Los Alamos Students Win First at State National History Day Competition

NATIONAL HISTORY DAY News

Ruby Selvage and Kathryn McClenahan accepting a special award from the Farm and Ranch Heritage Museum for the best project on agriculture and rural life (with staff from the museum). Photo by Kim Selvage

A pair of Piñon Elementary 6th graders won first place at the statewide National History Day competition on April 27 in Albuquerque.

Kathryn McClenahan and Ruby Selvage will be part of the New Mexico delegation at the national NHD competition in College Park, MD, June 10-14. Their project, a performance entitled “Land Where Our Children Die: The Reactions and Reforms of the Dust Bowl,” examines how people dealt with the hardships of the Dust Bowl and the reforms that came about in agriculture in the 1930s.

National History Day is a year-long academic program focused on historical research for 6th to 12th grade students. Each year, more than half a million students nationwide participate in the NHD contest. Students choose historical topics related to a theme and conduct extensive primary and secondary research through libraries, archives, museums, oral history interviews and historic sites. This year’s them for National History Day is “revolution, reaction, and reform.”

After analyzing and interpreting their sources and drawing conclusions about their topics’ significance in history, students present their work in original papers, websites, exhibits, performances and documentaries. These products are entered into competitions in the spring at local, state and national levels where they are evaluated by professional historians and educators. The program culminates in the Kenneth E. Behring National Contest each June held at the University of Maryland at College Park. The statewide competition in New Mexico is sponsored by the New Mexico Humanities Council.

Several special awards are also presented at the state NHD contest. In addition to their first place in junior group performance, McClenahan and Selvage won an award from the Farm and Ranch Heritage Museum in Las Cruces for the best project on agriculture and rural life.
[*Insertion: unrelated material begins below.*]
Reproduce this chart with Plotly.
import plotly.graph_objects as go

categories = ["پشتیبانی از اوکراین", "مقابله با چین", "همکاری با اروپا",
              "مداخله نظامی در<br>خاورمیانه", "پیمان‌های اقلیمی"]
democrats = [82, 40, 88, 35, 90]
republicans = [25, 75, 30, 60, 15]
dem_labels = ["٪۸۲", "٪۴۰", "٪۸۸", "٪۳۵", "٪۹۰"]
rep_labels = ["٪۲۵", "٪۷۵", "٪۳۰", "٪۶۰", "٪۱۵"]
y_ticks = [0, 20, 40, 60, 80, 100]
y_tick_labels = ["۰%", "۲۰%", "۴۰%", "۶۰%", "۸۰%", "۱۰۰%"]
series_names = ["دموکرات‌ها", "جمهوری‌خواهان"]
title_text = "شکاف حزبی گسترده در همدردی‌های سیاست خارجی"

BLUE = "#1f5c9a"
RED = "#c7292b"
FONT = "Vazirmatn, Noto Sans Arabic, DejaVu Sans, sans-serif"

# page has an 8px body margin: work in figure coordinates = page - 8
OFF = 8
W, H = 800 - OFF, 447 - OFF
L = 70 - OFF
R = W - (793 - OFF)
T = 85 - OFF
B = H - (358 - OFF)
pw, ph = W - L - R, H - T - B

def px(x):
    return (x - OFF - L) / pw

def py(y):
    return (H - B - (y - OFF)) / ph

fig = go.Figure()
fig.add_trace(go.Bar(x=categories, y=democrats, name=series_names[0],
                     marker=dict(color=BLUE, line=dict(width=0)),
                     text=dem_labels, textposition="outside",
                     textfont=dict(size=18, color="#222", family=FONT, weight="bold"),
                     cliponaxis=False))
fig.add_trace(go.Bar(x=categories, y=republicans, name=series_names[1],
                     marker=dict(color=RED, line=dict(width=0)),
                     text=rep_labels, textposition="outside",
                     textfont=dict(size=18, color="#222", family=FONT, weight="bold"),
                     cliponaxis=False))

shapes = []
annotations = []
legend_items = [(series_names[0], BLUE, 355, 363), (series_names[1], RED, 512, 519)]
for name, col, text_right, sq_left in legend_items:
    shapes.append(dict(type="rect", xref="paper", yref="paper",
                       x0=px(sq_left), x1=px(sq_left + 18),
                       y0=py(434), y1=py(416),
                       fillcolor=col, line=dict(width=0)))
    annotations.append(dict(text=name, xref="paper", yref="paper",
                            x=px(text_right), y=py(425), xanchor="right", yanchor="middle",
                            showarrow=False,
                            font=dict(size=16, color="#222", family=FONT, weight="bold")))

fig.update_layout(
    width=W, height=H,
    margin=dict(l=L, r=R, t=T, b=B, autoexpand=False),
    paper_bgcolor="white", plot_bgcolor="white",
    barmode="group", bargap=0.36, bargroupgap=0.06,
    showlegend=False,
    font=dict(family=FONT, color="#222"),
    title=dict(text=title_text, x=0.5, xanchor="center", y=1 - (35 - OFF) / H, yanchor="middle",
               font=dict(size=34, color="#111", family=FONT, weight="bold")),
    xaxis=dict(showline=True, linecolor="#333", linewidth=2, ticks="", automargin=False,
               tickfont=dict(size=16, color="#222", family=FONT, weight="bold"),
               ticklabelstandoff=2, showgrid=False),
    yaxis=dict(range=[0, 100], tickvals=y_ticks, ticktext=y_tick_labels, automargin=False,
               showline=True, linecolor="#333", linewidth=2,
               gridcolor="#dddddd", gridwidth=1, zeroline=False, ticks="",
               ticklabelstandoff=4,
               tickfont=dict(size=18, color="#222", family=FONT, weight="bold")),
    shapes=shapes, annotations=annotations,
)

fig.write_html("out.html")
Other Los Alamos winners at the competition were Xiaoyu Deng, a freshman at Los Alamos High School, who received an ipad from the Center for Southwest Research in honor of the New Mexico state centennial. Deng’s project was a senior individual exhibit on the Manhattan Project.

Emily McClenahan, a Los Alamos high school junior, won an award from Brigham Young University for the best project on western history. Her project was a senior individual exhibit on the Bureau of Reclamation.

The Los Alamos Historical Society also offers a special award each year for the best project on the Manhattan Project or the Cold War. This year’s award went to a middle-school student at Albuquerque Christian School for her junior individual documentary on the Intermediate-Range Nuclear Forces Treaty.